-- SHORT PROBLEM --
In the listing that follows, count every line with the word "this" in it and write only the total.

-- PROVIDED DATA --
____________

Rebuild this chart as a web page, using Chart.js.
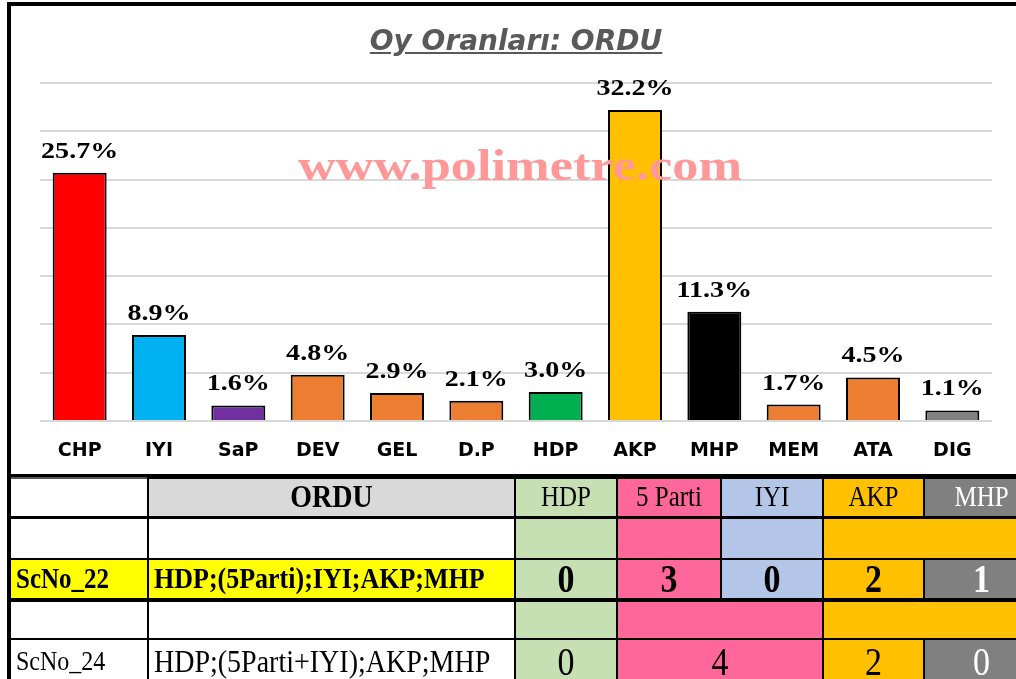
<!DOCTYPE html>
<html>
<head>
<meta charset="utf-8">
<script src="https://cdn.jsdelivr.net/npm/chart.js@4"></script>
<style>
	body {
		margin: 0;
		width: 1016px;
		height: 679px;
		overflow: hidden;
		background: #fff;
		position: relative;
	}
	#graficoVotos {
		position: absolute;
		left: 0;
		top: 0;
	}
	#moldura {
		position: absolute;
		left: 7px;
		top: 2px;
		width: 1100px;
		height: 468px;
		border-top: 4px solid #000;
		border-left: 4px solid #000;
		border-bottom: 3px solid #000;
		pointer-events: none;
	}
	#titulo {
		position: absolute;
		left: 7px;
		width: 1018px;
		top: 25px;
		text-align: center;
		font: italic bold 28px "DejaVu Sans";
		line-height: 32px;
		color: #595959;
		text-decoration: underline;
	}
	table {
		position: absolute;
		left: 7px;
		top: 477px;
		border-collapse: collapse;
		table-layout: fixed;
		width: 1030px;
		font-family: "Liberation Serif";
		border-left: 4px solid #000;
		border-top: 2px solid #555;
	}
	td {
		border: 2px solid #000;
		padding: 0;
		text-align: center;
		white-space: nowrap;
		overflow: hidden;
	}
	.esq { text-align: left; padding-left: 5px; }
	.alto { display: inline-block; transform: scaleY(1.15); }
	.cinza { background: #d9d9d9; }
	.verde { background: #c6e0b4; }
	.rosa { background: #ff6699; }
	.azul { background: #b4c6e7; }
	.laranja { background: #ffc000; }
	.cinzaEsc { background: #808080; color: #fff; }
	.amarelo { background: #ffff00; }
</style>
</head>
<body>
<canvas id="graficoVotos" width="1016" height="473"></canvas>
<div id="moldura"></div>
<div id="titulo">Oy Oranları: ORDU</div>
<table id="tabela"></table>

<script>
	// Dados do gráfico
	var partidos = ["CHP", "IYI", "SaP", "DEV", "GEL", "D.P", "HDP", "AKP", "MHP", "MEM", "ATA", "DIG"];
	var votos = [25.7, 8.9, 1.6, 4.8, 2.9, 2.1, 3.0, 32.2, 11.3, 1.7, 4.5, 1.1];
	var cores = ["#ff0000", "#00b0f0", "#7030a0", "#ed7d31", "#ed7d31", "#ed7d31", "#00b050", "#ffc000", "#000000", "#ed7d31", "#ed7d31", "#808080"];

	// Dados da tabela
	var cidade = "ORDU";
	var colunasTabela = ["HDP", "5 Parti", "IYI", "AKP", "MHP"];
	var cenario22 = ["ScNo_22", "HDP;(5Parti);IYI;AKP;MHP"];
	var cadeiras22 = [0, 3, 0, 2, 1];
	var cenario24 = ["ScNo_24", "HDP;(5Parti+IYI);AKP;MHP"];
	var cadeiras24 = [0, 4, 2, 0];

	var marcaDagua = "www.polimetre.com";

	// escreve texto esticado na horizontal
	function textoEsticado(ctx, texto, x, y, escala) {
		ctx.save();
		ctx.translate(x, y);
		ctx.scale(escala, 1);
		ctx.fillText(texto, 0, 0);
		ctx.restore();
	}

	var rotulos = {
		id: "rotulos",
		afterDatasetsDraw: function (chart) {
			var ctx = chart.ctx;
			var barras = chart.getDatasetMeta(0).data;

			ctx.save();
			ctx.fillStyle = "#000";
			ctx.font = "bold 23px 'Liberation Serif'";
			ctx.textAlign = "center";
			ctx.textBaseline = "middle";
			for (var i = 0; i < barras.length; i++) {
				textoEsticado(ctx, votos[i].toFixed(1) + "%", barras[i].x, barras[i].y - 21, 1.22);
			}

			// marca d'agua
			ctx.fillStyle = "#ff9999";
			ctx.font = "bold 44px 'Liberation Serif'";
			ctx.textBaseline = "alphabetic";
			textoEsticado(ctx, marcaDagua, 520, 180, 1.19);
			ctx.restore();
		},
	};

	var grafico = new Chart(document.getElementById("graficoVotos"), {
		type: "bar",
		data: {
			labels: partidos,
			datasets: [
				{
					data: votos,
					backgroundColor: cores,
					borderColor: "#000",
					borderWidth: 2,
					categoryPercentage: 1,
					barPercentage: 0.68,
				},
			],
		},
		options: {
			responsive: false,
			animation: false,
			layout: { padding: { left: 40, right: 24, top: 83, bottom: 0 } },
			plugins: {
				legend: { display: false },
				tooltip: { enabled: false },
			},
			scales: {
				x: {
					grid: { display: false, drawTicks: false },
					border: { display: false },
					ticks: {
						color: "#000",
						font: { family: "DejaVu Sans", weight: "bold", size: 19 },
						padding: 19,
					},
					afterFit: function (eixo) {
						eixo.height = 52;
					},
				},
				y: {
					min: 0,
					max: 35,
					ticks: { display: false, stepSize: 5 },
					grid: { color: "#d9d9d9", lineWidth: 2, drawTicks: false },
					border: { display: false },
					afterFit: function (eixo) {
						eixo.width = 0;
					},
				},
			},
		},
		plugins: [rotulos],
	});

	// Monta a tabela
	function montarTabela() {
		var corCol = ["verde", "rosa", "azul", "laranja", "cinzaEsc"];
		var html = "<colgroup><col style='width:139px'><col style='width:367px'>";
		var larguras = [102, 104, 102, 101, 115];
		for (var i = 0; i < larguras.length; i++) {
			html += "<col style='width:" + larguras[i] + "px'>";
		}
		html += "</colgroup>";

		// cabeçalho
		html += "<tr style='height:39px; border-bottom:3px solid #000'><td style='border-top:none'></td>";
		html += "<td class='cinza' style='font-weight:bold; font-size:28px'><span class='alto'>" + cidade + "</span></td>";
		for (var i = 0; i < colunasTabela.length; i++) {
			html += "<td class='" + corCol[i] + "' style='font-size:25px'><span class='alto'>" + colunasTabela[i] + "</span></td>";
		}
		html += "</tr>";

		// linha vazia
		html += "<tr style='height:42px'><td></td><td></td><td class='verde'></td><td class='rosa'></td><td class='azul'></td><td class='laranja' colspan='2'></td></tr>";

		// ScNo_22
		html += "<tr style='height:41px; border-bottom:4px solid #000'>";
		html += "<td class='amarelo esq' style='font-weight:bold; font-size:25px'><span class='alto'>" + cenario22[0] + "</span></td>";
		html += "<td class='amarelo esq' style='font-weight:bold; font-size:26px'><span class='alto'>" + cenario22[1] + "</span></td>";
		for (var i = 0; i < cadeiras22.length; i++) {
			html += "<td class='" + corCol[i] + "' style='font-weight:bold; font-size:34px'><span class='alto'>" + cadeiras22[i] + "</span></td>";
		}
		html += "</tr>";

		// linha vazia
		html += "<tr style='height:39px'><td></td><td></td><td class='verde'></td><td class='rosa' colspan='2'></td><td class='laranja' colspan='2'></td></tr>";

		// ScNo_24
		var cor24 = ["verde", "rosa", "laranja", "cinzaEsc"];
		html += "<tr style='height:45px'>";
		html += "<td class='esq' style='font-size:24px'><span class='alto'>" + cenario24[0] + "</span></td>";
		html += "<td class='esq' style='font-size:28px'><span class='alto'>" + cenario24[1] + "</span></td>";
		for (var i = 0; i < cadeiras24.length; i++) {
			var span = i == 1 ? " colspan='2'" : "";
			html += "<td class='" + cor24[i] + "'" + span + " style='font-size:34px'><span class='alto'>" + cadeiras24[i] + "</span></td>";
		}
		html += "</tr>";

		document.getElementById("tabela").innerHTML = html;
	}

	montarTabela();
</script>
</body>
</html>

____________

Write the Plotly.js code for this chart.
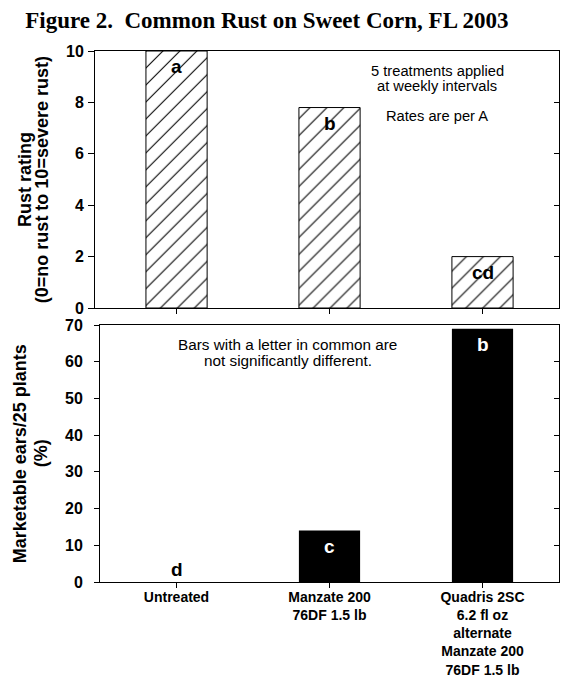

____________

-- ANSWER --
2